Be confident. Be bold. Be courageous. As Christians, we must be unashamed of the Gospel and ready to defend the faith. These are the lessons that we constantly teach our young people and preach from our pulpits, as we should.

Unfortunately, however, some Christians, in their fervency and zeal, express that confidence and boldness through arrogance and obnoxious behavior that does more harm than good to the cause of Christ.

Make no mistake—Christians have every reason to have utmost confidence in their relationship with Christ and enjoy the beautiful blessing and opportunity (not to mention obligation) of sharing the love of Christ with others, but that zeal and boldness must be tempered with humility and love.

But how do we accomplish that and what does it look like? Consider a few thoughts from Scripture:

In our attitudes, words, and conduct, we must strive to have the mind of Christ (Philippians 2:5-8). Despite being equal with God, Jesus came into this world with a heart of humility and service. He treated sinners with mercy, patience, and love. He taught truth powerfully and clearly, but in a way that never failed to reflect God’s love for humanity.

As we strive to be the hands, feet, and mouthpiece of Christ, our commitment must be to do the same—to be humble servants who declare and demonstrate the love of God to a lost and dying world.

We must be constantly mindful of our own dependence upon the mercy and grace of God. The only difference between us and those in the world around us is that we have been blessed to know Christ and to receive the cleansing that His blood provides. We are all sinners who, based on our own righteousness, are not worthy of God’s love or forgiveness. To use the words of the apostle Paul, “by the grace of God I am what I am” (1 Corinthians 15:10).

That simple fact should cause us to share the Gospel with humility instead of haughtiness and attempt to restore the erring with meekness instead of arrogance.
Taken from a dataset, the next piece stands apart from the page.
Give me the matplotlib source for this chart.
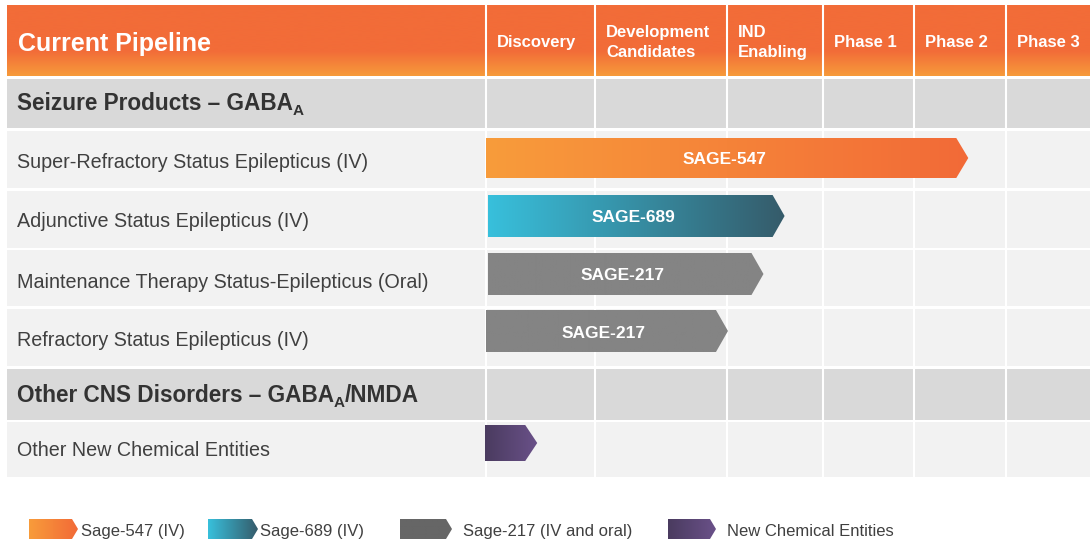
import numpy as np
import matplotlib
matplotlib.use("Agg")
import matplotlib.pyplot as plt
from matplotlib.patches import Polygon, Rectangle
from matplotlib.colors import to_rgb

plt.rcParams['font.family'] = ['Liberation Sans', 'DejaVu Sans']

# ---------------- data ----------------
stages = ['Discovery', 'Development\nCandidates', 'IND\nEnabling', 'Phase 1', 'Phase 2', 'Phase 3']
# section titles as (text, is_subscript) pieces
sections = [[('Seizure Products – GABA', False), ('A', True)],
            [('Other CNS Disorders – GABA', False), ('A', True), ('/NMDA', False)]]
indications = ['Super-Refractory Status Epilepticus (IV)',
               'Adjunctive Status Epilepticus (IV)',
               'Maintenance Therapy Status-Epilepticus (Oral)',
               'Refractory Status Epilepticus (IV)',
               'Other New Chemical Entities']
programs = ['SAGE-547', 'SAGE-689', 'SAGE-217', 'SAGE-217', '']
progress = [4.59, 2.60, 2.38, 2.01, 0.47]   # in stage units (0 = start of Discovery)
legend_labels = ['Sage-547 (IV)', 'Sage-689 (IV)', 'Sage-217 (IV and oral)', 'New Chemical Entities']

# ---------------- styles / layout ----------------
W, H = 1090, 544
col_edges = [486, 595, 727, 823, 914, 1006, 1090]
left = 7
header = (5, 76)
# row layout: (top, bottom, kind, index)
rows = [(79, 128, 'section', 0), (131, 188, 'item', 0), (191, 248, 'item', 1),
        (250, 306, 'item', 2), (309, 366, 'item', 3), (369, 420, 'section', 1),
        (422, 477, 'item', 4)]
section_baseline = [110, 402]
label_baseline = [168, 227, 288, 346, 456]
bar_center = [158, 216, 274, 331, 443]
bar_height = [40, 42, 42, 42, 36]
bar_start = [486, 488, 488, 486, 485]
bar_styles = [('#f89c3b', '#f26a37'), ('#38c0dc', '#355b6a'), ('#848484', '#848484'),
              ('#848484', '#848484'), ('#4a3b5f', '#6a5189')]
legend_styles = [('#f89c3b', '#f26a37'), ('#38c0dc', '#355b6a'), ('#666666', '#666666'),
                 ('#4a3b5f', '#6a5189')]
legend_x = [(29, 78, 81), (208, 258, 260), (400, 452, 463), (668, 716, 727)]

fig = plt.figure(figsize=(W / 100, H / 100), dpi=100)
ax = fig.add_axes([0, 0, 1, 1])
ax.axis('off')
ax.set_xlim(0, W)
ax.set_ylim(H, 0)
renderer = fig.canvas.get_renderer()


def grad_poly(verts, c1, c2, direction='h', z=3):
    poly = Polygon(verts, closed=True, facecolor='none', edgecolor='none', zorder=z)
    ax.add_patch(poly)
    xs = [v[0] for v in verts]
    ys = [v[1] for v in verts]
    a, b = np.array(to_rgb(c1)), np.array(to_rgb(c2))
    t = np.linspace(0, 1, 256)
    g = a[None, :] * (1 - t[:, None]) + b[None, :] * t[:, None]
    arr = g[None, :, :] if direction == 'h' else g[:, None, :]
    im = ax.imshow(arr, extent=(min(xs), max(xs), max(ys), min(ys)), aspect='auto',
                   interpolation='bilinear', zorder=z)
    im.set_clip_path(poly)


def arrow_verts(x0, xt, yc, h, tip):
    xf = xt - tip
    return [(x0, yc - h / 2), (xf, yc - h / 2), (xt, yc), (xf, yc + h / 2), (x0, yc + h / 2)]


# header band (vertical gradient)
hy0, hy1 = header
grad_poly([(left, hy0), (W, hy0), (W, hy1), (left, hy1)], '#f26c38', '#f26c38', 'v', z=1)
grad_poly([(left, hy0 + 46), (W, hy0 + 46), (W, hy1), (left, hy1)], '#f26c38', '#f79b3b', 'v', z=1)
ax.text(18, 51, 'Current Pipeline', color='white', fontsize=18, fontweight='bold',
        va='baseline', ha='left', zorder=5)
for i, s in enumerate(stages):
    lines = s.split('\n')
    bases = [47] if len(lines) == 1 else [37, 57]
    for ln, b in zip(lines, bases):
        ax.text(col_edges[i] + 11, b, ln, color='white', fontsize=12, fontweight='bold',
                va='baseline', ha='left', zorder=5)

# rows
for top, bot, kind, idx in rows:
    color = '#d9d9d9' if kind == 'section' else '#f2f2f2'
    ax.add_patch(Rectangle((left, top), W - left, bot - top, facecolor=color,
                           edgecolor='none', zorder=1))
    if kind == 'section':
        x = 17
        base = section_baseline[idx]
        for piece, sub in sections[idx]:
            t = ax.text(x, base + (5 if sub else 0), piece, color='#333333',
                        fontsize=11 if sub else 16.3, fontweight='bold',
                        va='baseline', ha='left', zorder=5)
            bb = t.get_window_extent(renderer=renderer)
            x = ax.transData.inverted().transform((bb.x1, bb.y0))[0]
    else:
        ax.text(17, label_baseline[idx], indications[idx], color='#404040', fontsize=14.2,
                va='baseline', ha='left', zorder=5)

# column separators
for x in col_edges[:-1]:
    ax.plot([x, x], [hy0, rows[-1][1]], color='white', lw=1.5, zorder=2)

# bars
for idx in range(len(progress)):
    xt = np.interp(progress[idx], np.arange(len(col_edges)), col_edges)
    x0 = bar_start[idx]
    yc = bar_center[idx]
    h = bar_height[idx]
    tip = 12
    c1, c2 = bar_styles[idx]
    grad_poly(arrow_verts(x0, xt, yc, h, tip), c1, c2, 'h', z=3)
    if programs[idx]:
        ax.text((x0 + xt) / 2 - 3, yc + 6.5, programs[idx], color='white', fontsize=12.5,
                fontweight='bold', ha='center', va='baseline', zorder=6)

# legend
ly = 529
for i, lab in enumerate(legend_labels):
    x0, xt, xtext = legend_x[i]
    c1, c2 = legend_styles[i]
    grad_poly(arrow_verts(x0, xt, ly, 20, 6), c1, c2, 'h', z=3)
    ax.text(xtext, ly + 7, lab, color='#404040', fontsize=12, ha='left', va='baseline', zorder=5)

ax.set_xlim(0, W)
ax.set_ylim(H, 0)
fig.savefig('out.png', dpi=100, facecolor='white')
As Jesus taught, we must be mindful of the log that is in our own eye as we attempt to remove the speck from the eye of another (Matthew 7:3-5).

We must allow love to rule in our hearts and lives. The New Testament is replete with teachings and commandments to love—to love our fellow Christians (Romans 12:10) and to love those who are in the world, even our enemies (Matthew 5:43-48). The Bible describes love in this way: “Love is patient and kind; love does not envy or boast; it is not arrogant or rude. It does not insist on its own way; it is not irritable or resentful; it does not rejoice at wrongdoing, but rejoices with the truth. Love bears all things, believes all things, hopes all things, endures all things” (1 Corinthians 13:4-7).

In other words, love is not obnoxious. It is gentle and compassionate, humble and sincere. According to 1 John 4:7-12, love allows us to know God, to imitate God, and to have God abide in us. Jesus also teaches that it is love that allows the world to know that we are following Him (John 13:35).

We must share the Word of God with respect and care. In Ephesians 6:17, Paul refers to the Word of God as “the sword of the Spirit.” In a similar vein, the Hebrews writer proclaims: “For the word of God is living and active, sharper than any two-edged sword …” (Hebrews 4:12). Every weapon has a purpose but also has the ability to do great harm if used recklessly and irresponsibly. The Word of God is our weapon, given to us to defeat the attacks of Satan. It can provide “teaching, reproof, correction, and training in righteousness” (2 Timothy 3:17).

God’s Word is a good and powerful tool, but if wielded recklessly or even maliciously, it can do great damage to the cause of Christ. We must be passionate about sharing God’s Word, but we must also understand the responsibility of wielding the sword of the Spirit with great care.

In our zeal for Christ and the Gospel, it can be easy to sometimes behave obnoxiously in our confidence. However, a godly life does not require haughtiness. Instead, it requires humility, love, and kindness. May God help us to conduct ourselves in ways that reflect God’s love and that bring glory to Him.